Job Responsibilities:
- Data Crawling and Collection: Develop and implement advanced data crawling strategies to acquire vast amounts of structured and unstructured data from diverse sources, including websites, APIs, and databases.
- Data Cleaning and Preprocessing: Apply sophisticated data cleaning techniques to handle missing or inconsistent data, ensuring high-quality data for training large deep learning models.
- Data Transformation: Design and implement data transformation pipelines optimized for processing and preparing data for training complex deep learning models.
- Big Data Processing: Utilize your proficiency in big data platforms such as MapReduce, Hadoop, Spark, etc. to efficiently process and analyze large-scale datasets required for training large deep learning models.

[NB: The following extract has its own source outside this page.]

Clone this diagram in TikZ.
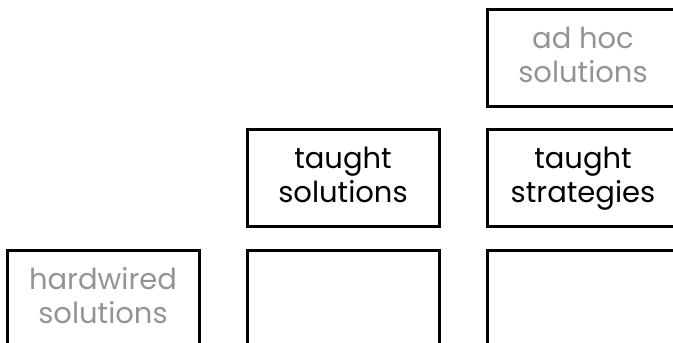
\documentclass[tikz,border=0pt]{standalone}
\usepackage{fontspec}
\setmainfont{Poppins}
\newcommand{\twolines}[2]{\strut#1\\\strut#2}
\begin{document}
\begin{tikzpicture}[x=1pt,y=1pt,
  box/.style={draw=black, line width=3pt, rectangle, minimum width=192pt, minimum height=97pt, inner sep=0pt, align=center, font=\fontsize{29}{34}\selectfont},
  faded/.style={text=black!42}]
\useasboundingbox (0,0) rectangle (673,343);
\clip (0,0) rectangle (673,343);
\node[box, faded] (adhoc) at (583,284.5) {\twolines{ad hoc}{solutions}};
\node[box] (tsol) at (343,164.5) {\twolines{taught}{solutions}};
\node[box] (tstrat) at (583,164.5) {\twolines{taught}{strategies}};
\node[box, faded] (hard) at (103,43.5) {\twolines{hardwired}{solutions}};
\node[box] (emptya) at (343,43.5) {};
\node[box] (emptyb) at (583,43.5) {};
\end{tikzpicture}
\end{document}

- Database Management: Establish and manage databases tailored to store and access large volumes of processed data, ensuring data security, reliability, and efficient data retrieval.

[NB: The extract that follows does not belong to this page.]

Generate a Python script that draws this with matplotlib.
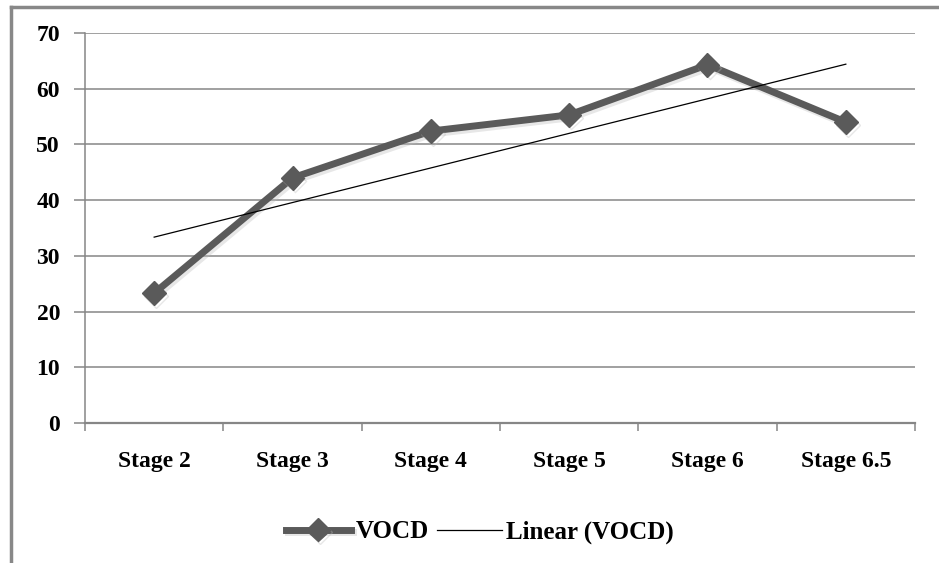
import numpy as np
import matplotlib.pyplot as plt
from matplotlib.lines import Line2D
import matplotlib.patheffects as pe

stages = ["Stage 2", "Stage 3", "Stage 4", "Stage 5", "Stage 6", "Stage 6.5"]
vocd = [23.3, 44.0, 52.4, 55.3, 64.3, 54.0]
yticks = [0, 10, 20, 30, 40, 50, 60, 70]

plt.rcParams['font.family'] = ['Liberation Serif', 'DejaVu Serif']
plt.rcParams['font.weight'] = 'bold'

fig = plt.figure(figsize=(9.39, 5.63), dpi=100)
ax = fig.add_axes([85 / 939, 140 / 563, 830 / 939, 390 / 563])

x = np.arange(len(stages))
# trend line (Excel-style linear fit)
k, b = np.polyfit(x, vocd, 1)
trend = k * x + b

grid_c = '#868686'
for v in yticks[1:]:
    ax.axhline(v, color=grid_c, lw=1.1, zorder=1)

shadow = [pe.SimpleLineShadow(offset=(1.5, -2), shadow_color='#bbbbbb', alpha=0.35), pe.Normal()]
ax.plot(x, vocd, color='#5a5a5a', lw=5, marker='D', ms=12, solid_joinstyle='miter',
        zorder=3, label='VOCD', path_effects=shadow)
ax.plot(x, trend, color='black', lw=0.9, zorder=4, label='Linear (VOCD)')

ax.set_xlim(-0.5, len(stages) - 0.5)
ax.set_ylim(0, 70)
ax.set_yticks(yticks)
ax.set_xticks(x)
ax.set_xticklabels(stages)
ax.set_xticks(np.arange(-0.5, len(stages)), minor=True)
ax.tick_params(axis='x', which='major', length=0, pad=20, labelsize=17)
ax.tick_params(axis='x', which='minor', length=6, color=grid_c, width=1.1)
ax.tick_params(axis='y', length=8, color=grid_c, width=1.1, pad=10, labelsize=17)
for s in ['top', 'right']:
    ax.spines[s].set_visible(False)
for s in ['left', 'bottom']:
    ax.spines[s].set_color(grid_c)
    ax.spines[s].set_linewidth(1.6 if s == 'bottom' else 1.1)

leg = fig.legend(loc='center', bbox_to_anchor=(480 / 939, 1 - 532 / 563), ncol=2,
                 frameon=False, fontsize=18, handlelength=2.6, handletextpad=0.2,
                 columnspacing=0.3)

# outer chart frame (left and top edges visible)
fig.add_artist(Line2D([11 / 939, 11 / 939], [0, 1 - 7 / 563], transform=fig.transFigure,
                      color='#888888', lw=2.5))
fig.add_artist(Line2D([11 / 939, 1], [1 - 7 / 563, 1 - 7 / 563], transform=fig.transFigure,
                      color='#888888', lw=2.5))

fig.savefig('out.png', dpi=100)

- ETL (Extract, Transform, Load): Develop and maintain ETL workflows that effectively extract data from diverse sources, transform it to meet deep learning model requirements, and load it into data warehouses or databases.
- Performance Optimization: Optimize data processing workflows and algorithms to achieve superior performance for training and inference of large deep learning models.
- Data Modeling for Deep Learning: Collaborate closely with Data Scientists and Deep Learning Researchers to understand data requirements and design appropriate data models that cater to the needs of large and complex deep learning tasks.
- Data Governance: Implement robust data governance practices to ensure data accuracy, security, and compliance with data regulations, especially when working with sensitive data.
- Big Data Platform Management: Manage and configure big data platforms to ensure their stability, scalability, and seamless integration with deep learning workflows.
- Documentation: Document data engineering processes, data flows, and data models specific to large deep learning tasks, enabling knowledge sharing and future reference.
Requirements:
- Bachelor or Master degree in computer engineering, Computer Science, or Electrical Engineering and Computer Sciences.
- 6+ years of programming experience, solid coding skills in Python, Shell, and Java
- Good corporate capacity, good communication skills.
- Expertise in big data platforms like MapReduce, Hadoop, Spark, etc.
- Degree in Computer Science, Engineering, Statistics or a related field
- Minimum 4+ years of relevant experience as a Data Engineer within data and analytics domain
- Experience with solution architecture, data ingestion, query optimization, data segregation, ETL, ELT, AWS, EC2, S3, SQS, lambda, ElasticSearch, Redshift, CI/CD frameworks and workflows.
- Working knowledge of data platform concepts – data lake, data warehouse, ETL, big data processing (designing and supporting variety/velocity/volume), real time processing architecture for data platforms, scheduling and monitoring of ETL/ELT jobs
- RDS database like PostgreSQL and programming (preferably Java, Python), proficiency in understanding data, entity relationships, structured & unstructured data, SQL and NoSQL databases
- Knowledge of best practice in optimizing columnar and distributed data processing system and infrastructure
- Experienced in designing and implementing dimensional modelling.
- Knowledge of machine learning and data mining techniques in one or more areas of statistical modelling, text mining and information retrieval.